Os problemas com o poder público também não são uma novidade dos tempos atuais. Maia destaca que, já no fim do século 19 e início do século 20, as autoridades impunham restrições ao entrudo, uma modalidade de carnaval que chegou com os portugueses durante o período colonial. Trata-se de uma brincadeira em que as pessoas jogavam, umas nas outras farinha, baldes de água, limões de cheiro, areia, etc. Em Belo Horizonte, um prefeito proibiu o entrudo em 1913, permitindo apenas o uso de confete, serpentina e lança perfume.
Também neste período, empresários e profissionais liberais fundaram nas grandes cidades brasileiras diversos clubes sociais, onde se realizavam festas e eventos.

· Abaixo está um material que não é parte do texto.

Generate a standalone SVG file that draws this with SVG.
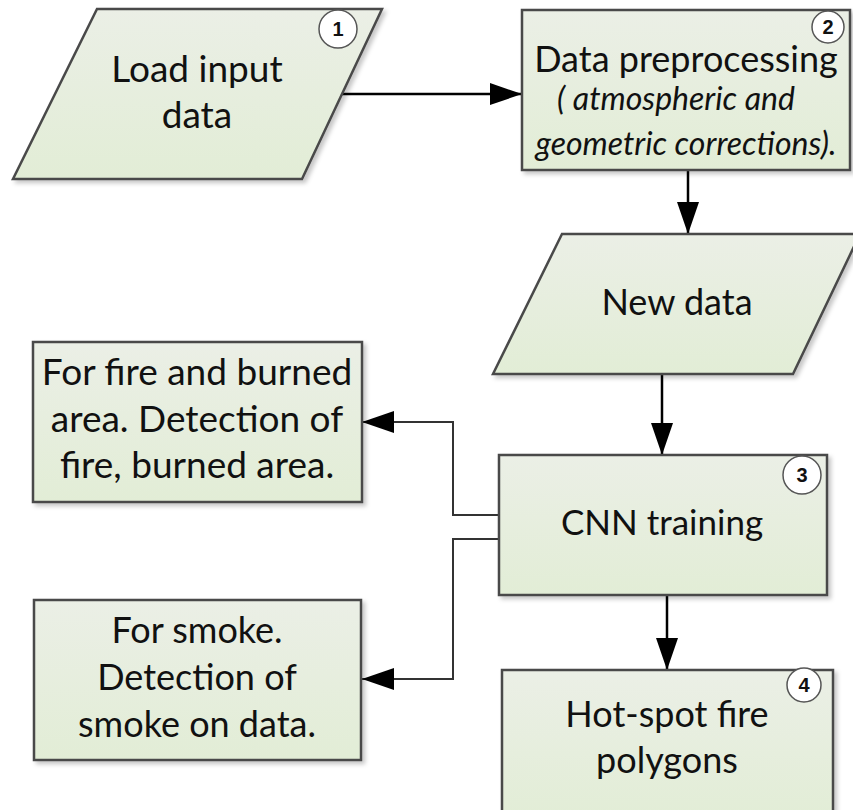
<svg xmlns="http://www.w3.org/2000/svg" width="853" height="810" viewBox="0 0 853 810">
<defs>
<linearGradient id="g" x1="0" y1="0" x2="0" y2="1">
<stop offset="0" stop-color="#ebefe6"/>
<stop offset="1" stop-color="#e2edd6"/>
</linearGradient>
<filter id="sh" x="-10%" y="-10%" width="130%" height="130%">
<feDropShadow dx="3" dy="3" stdDeviation="2" flood-color="#000" flood-opacity="0.22"/>
</filter>
<marker id="ah" markerWidth="32" markerHeight="22" refX="32" refY="11" orient="auto" markerUnits="userSpaceOnUse">
<path d="M0,0 L32,11 L0,22 Z" fill="#000"/>
</marker>
</defs>
<style>
.box{fill:url(#g);stroke:#4a4a4a;stroke-width:2.5;filter:url(#sh)}
.t{font-family:"Lato","Liberation Sans",sans-serif;font-size:36px;fill:#111;text-anchor:middle}
.it{font-family:"Lato","Liberation Sans",sans-serif;font-size:32px;font-style:italic;fill:#111;text-anchor:middle}
.num{fill:#fff;stroke:#555;stroke-width:1.5}
.nt{font-family:"Liberation Sans",sans-serif;font-size:20px;font-weight:bold;fill:#111;text-anchor:middle}
.c{fill:none;stroke:#000;stroke-width:2.5}
.c2{fill:none;stroke:#333;stroke-width:2}
</style>
<g id="connectors">
<line class="c" x1="341" y1="94" x2="522" y2="94" marker-end="url(#ah)"/>
<line class="c" x1="688" y1="171" x2="688" y2="234" marker-end="url(#ah)"/>
<line class="c" x1="662" y1="375" x2="662" y2="455" marker-end="url(#ah)"/>
<line class="c" x1="667" y1="596" x2="667" y2="670" marker-end="url(#ah)"/>
<polyline class="c2" points="499,515 453,515 453,422 362,422" marker-end="url(#ah)"/>
<polyline class="c2" points="499,539 453,539 453,679 362,679" marker-end="url(#ah)"/>
</g>
<g id="node1">
<polygon class="box" points="97,9 382,9 302,179 13,179"/>
<text class="t" x="197" y="82" style="font-size:37px">Load input</text>
<text class="t" x="197" y="128" style="font-size:37px">data</text>
<circle class="num" cx="338" cy="29" r="19"/>
<text class="nt" x="338" y="36">1</text>
</g>
<g id="node2">
<rect class="box" x="522" y="10" width="328" height="160"/>
<text class="t" x="686" y="72">Data preprocessing</text>
<text class="it" x="676" y="110">( atmospheric and</text>
<text class="it" x="686" y="155">geometric corrections).</text>
<circle class="num" cx="828" cy="27" r="16"/>
<text class="nt" x="828" y="34">2</text>
</g>
<g id="node_newdata">
<polygon class="box" points="562,234 860,234 793,374 493,374"/>
<text class="t" x="677" y="315">New data</text>
</g>
<g id="node3">
<rect class="box" x="499" y="455" width="328" height="140"/>
<text class="t" x="662" y="535" style="font-size:35px">CNN training</text>
<circle class="num" cx="802" cy="475" r="19"/>
<text class="nt" x="802" y="482">3</text>
</g>
<g id="node_fire">
<rect class="box" x="33" y="342" width="329" height="160"/>
<text class="t" x="197" y="385" style="font-size:37px">For fire and burned</text>
<text class="t" x="197" y="432" style="font-size:37px">area. Detection of</text>
<text class="t" x="197" y="478" style="font-size:37px">fire, burned area.</text>
</g>
<g id="node_smoke">
<rect class="box" x="34" y="600" width="327" height="160"/>
<text class="t" x="197" y="643">For smoke.</text>
<text class="t" x="197" y="690">Detection of</text>
<text class="t" x="197" y="737">smoke on data.</text>
</g>
<g id="node4">
<rect class="box" x="502" y="670" width="331" height="150"/>
<text class="t" x="667" y="727">Hot-spot fire</text>
<text class="t" x="667" y="773">polygons</text>
<circle class="num" cx="804" cy="685" r="17"/>
<text class="nt" x="804" y="692">4</text>
</g>
</svg>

No carnaval, estes clubes organizavam desfiles de carros alegóricos, que muitas vezes contava com uma ala de carros críticos. "No Rio de Janeiro, alguns trouxeram posições escancaradas contra a escravidão e o decadente Império. Em Belo Horizonte, quando o primeiro clube foi criado, a República já havia sido proclamada, mas questões como a alta dos impostos apareciam nos desfiles", diz Maia.

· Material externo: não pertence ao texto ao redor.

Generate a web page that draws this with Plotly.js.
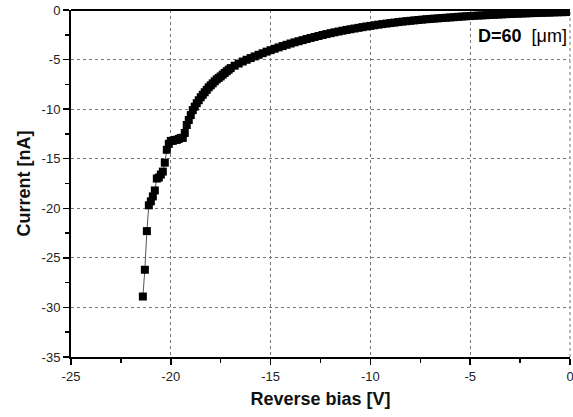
<!DOCTYPE html>
<html>
<head>
<meta charset="utf-8">
<script src="https://cdn.plot.ly/plotly-3.0.1.min.js"></script>
<style>html,body{margin:0;padding:0;background:#fff;}#chart{width:573px;height:417px;}</style>
</head>
<body>
<div id="chart"></div>
<script>
// Steep (breakdown) region, sparse points
const biasSteep = [-21.4,-21.3,-21.2,-21.1,-21.0,-20.9,-20.8,-20.7,-20.6,-20.5,-20.4,-20.3,-20.2,-20.1,-20.0,-19.9,-19.8,-19.7,-19.6,-19.5];
const currentSteep = [-28.9,-26.2,-22.3,-19.7,-19.3,-18.8,-18.2,-17.0,-16.9,-16.6,-16.3,-15.4,-14.1,-13.5,-13.2,-13.2,-13.1,-13.1,-13.0,-12.9];

// Knee region, 0.1 V steps
const biasKnee = [-19.4,-19.3,-19.2,-19.1,-19.0,-18.9,-18.8,-18.7,-18.6,-18.5,-18.4,-18.3,-18.2,-18.1,-18.0,-17.9,-17.8,-17.7,-17.6,-17.5,-17.4,-17.3,-17.2,-17.1,-17.0];
const currentKnee = [-12.9,-12.4,-11.6,-11.1,-10.6,-10.1,-9.75,-9.4,-9.1,-8.8,-8.55,-8.3,-8.05,-7.8,-7.6,-7.4,-7.2,-7.0,-6.85,-6.7,-6.52,-6.35,-6.18,-6.02,-5.86];

// Low-bias region, 0.2 V steps
const biasLow = [-16.8,-16.6,-16.4,-16.2,-16.0,-15.8,-15.6,-15.4,-15.2,-15.0,-14.8,-14.6,-14.4,-14.2,-14.0,-13.8,-13.6,-13.4,-13.2,-13.0,-12.8,-12.6,-12.4,-12.2,-12.0,-11.8,-11.6,-11.4,-11.2,-11.0,-10.8,-10.6,-10.4,-10.2,-10.0,-9.8,-9.6,-9.4,-9.2,-9.0,-8.8,-8.6,-8.4,-8.2,-8.0,-7.8,-7.6,-7.4,-7.2,-7.0,-6.8,-6.6,-6.4,-6.2,-6.0,-5.8,-5.6,-5.4,-5.2,-5.0,-4.8,-4.6,-4.4,-4.2,-4.0,-3.8,-3.6,-3.4,-3.2,-3.0,-2.8,-2.6,-2.4,-2.2,-2.0,-1.8,-1.6,-1.4,-1.2,-1.0,-0.8,-0.6,-0.4,-0.2,0.0];
const currentLow = [-5.62,-5.40,-5.20,-5.02,-4.85,-4.68,-4.52,-4.36,-4.20,-4.05,-3.91,-3.77,-3.64,-3.51,-3.38,-3.26,-3.15,-3.04,-2.93,-2.82,-2.72,-2.62,-2.52,-2.43,-2.34,-2.25,-2.17,-2.09,-2.01,-1.94,-1.87,-1.80,-1.73,-1.66,-1.60,-1.54,-1.48,-1.42,-1.37,-1.32,-1.27,-1.22,-1.17,-1.13,-1.09,-1.05,-1.01,-0.97,-0.93,-0.90,-0.87,-0.84,-0.81,-0.78,-0.75,-0.72,-0.69,-0.66,-0.63,-0.61,-0.58,-0.56,-0.54,-0.52,-0.50,-0.48,-0.46,-0.44,-0.42,-0.40,-0.38,-0.37,-0.35,-0.34,-0.32,-0.31,-0.29,-0.28,-0.27,-0.26,-0.24,-0.23,-0.22,-0.21,-0.20];

const xTicks = [-25,-20,-15,-10,-5,0];
const yTicks = [0,-5,-10,-15,-20,-25,-30,-35];
const labelText = '<b>D=60</b>  [μm]';

const x = biasSteep.concat(biasKnee, biasLow);
const y = currentSteep.concat(currentKnee, currentLow);

const trace = {
  x: x, y: y, type: 'scatter', mode: 'lines+markers',
  line: {color: '#555', width: 1},
  marker: {symbol: 'square', size: 8, color: '#000', line: {width: 0}},
  hoverinfo: 'skip', showlegend: false, cliponaxis: true
};

const tickFont = {family: 'Liberation Sans, Arial, sans-serif', size: 13, color: '#222'};
const titleFont = {family: 'Liberation Sans, Arial, sans-serif', size: 18, color: '#111', weight: 'bold'};

const layout = {
  width: 573, height: 417,
  margin: {l: 71, r: 3, t: 10, b: 60},
  paper_bgcolor: '#fff', plot_bgcolor: '#fff',
  xaxis: {
    range: [-25, 0], tickmode: 'array', tickvals: xTicks, ticktext: xTicks.map(String),
    ticks: 'outside', ticklen: 6, tickwidth: 1.5, tickcolor: '#000', ticklabeloverflow: 'allow',
    minor: {dtick: 2.5, tick0: 0, ticks: 'outside', ticklen: 4, tickwidth: 1.5, tickcolor: '#000', showgrid: false},
    showline: true, linecolor: '#000', linewidth: 2, mirror: false,
    showgrid: true, gridcolor: '#777', griddash: 'dot', gridwidth: 1,
    zeroline: false, tickfont: tickFont,
    title: {text: '<b>Reverse bias [V]</b>', font: titleFont, standoff: 10}
  },
  yaxis: {
    range: [-35, 0], tickmode: 'array', tickvals: yTicks, ticktext: yTicks.map(String),
    ticks: 'outside', ticklen: 6, tickwidth: 1.5, tickcolor: '#000', ticklabeloverflow: 'allow',
    minor: {dtick: 2.5, tick0: 0, ticks: 'outside', ticklen: 4, tickwidth: 1.5, tickcolor: '#000', showgrid: false},
    showline: true, linecolor: '#000', linewidth: 2, mirror: false,
    showgrid: true, gridcolor: '#777', griddash: 'dot', gridwidth: 1,
    zeroline: false, tickfont: tickFont,
    title: {text: '<b>Current [nA]</b>', font: titleFont, standoff: 6}
  },
  shapes: [
    {type: 'line', xref: 'paper', yref: 'paper', x0: 0, x1: 1, y0: 1, y1: 1, line: {color: '#000', width: 2}},
    {type: 'line', xref: 'paper', yref: 'paper', x0: 1, x1: 1, y0: 0, y1: 1, line: {color: '#777', width: 1, dash: 'dot'}, layer: 'below'}
  ],
  annotations: [
    {x: 0.997, y: 0.925, xref: 'paper', yref: 'paper', xanchor: 'right', yanchor: 'middle',
     text: labelText, showarrow: false, bgcolor: '#fff',
     font: {family: 'Liberation Sans, Arial, sans-serif', size: 18, color: '#000'}}
  ]
};

Plotly.newPlot('chart', [trace], layout, {staticPlot: true, displayModeBar: false});
</script>
</body>
</html>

Em relação ao movimento recente de Belo Horizonte, o historiador acredita que se trata de um processo mundial, a exemplo de outros lugares do mundo aonde jovens vêm se mobilizando politicamente através da internet. Mas o historiador ressalta que há peculiaridades.
"Os blocos ressurgiram no Rio de Janeiro já há alguns anos e, assim como os clubes e escolas de samba, chegaram depois em Belo Horizonte. Essa circularidade é um processo natural da cultura. Mas não é uma imitação, é uma troca, porque tem as particularidades. Em Belo Horizonte, é um processo muito rico, com blocos pautando questões candentes. Hoje são mais de 300 blocos e nem todos têm esta característica. Mas os que têm foram a vanguarda do processo. E Belo Horizonte, talvez, tenha isso mais forte que as outras cidades", avalia.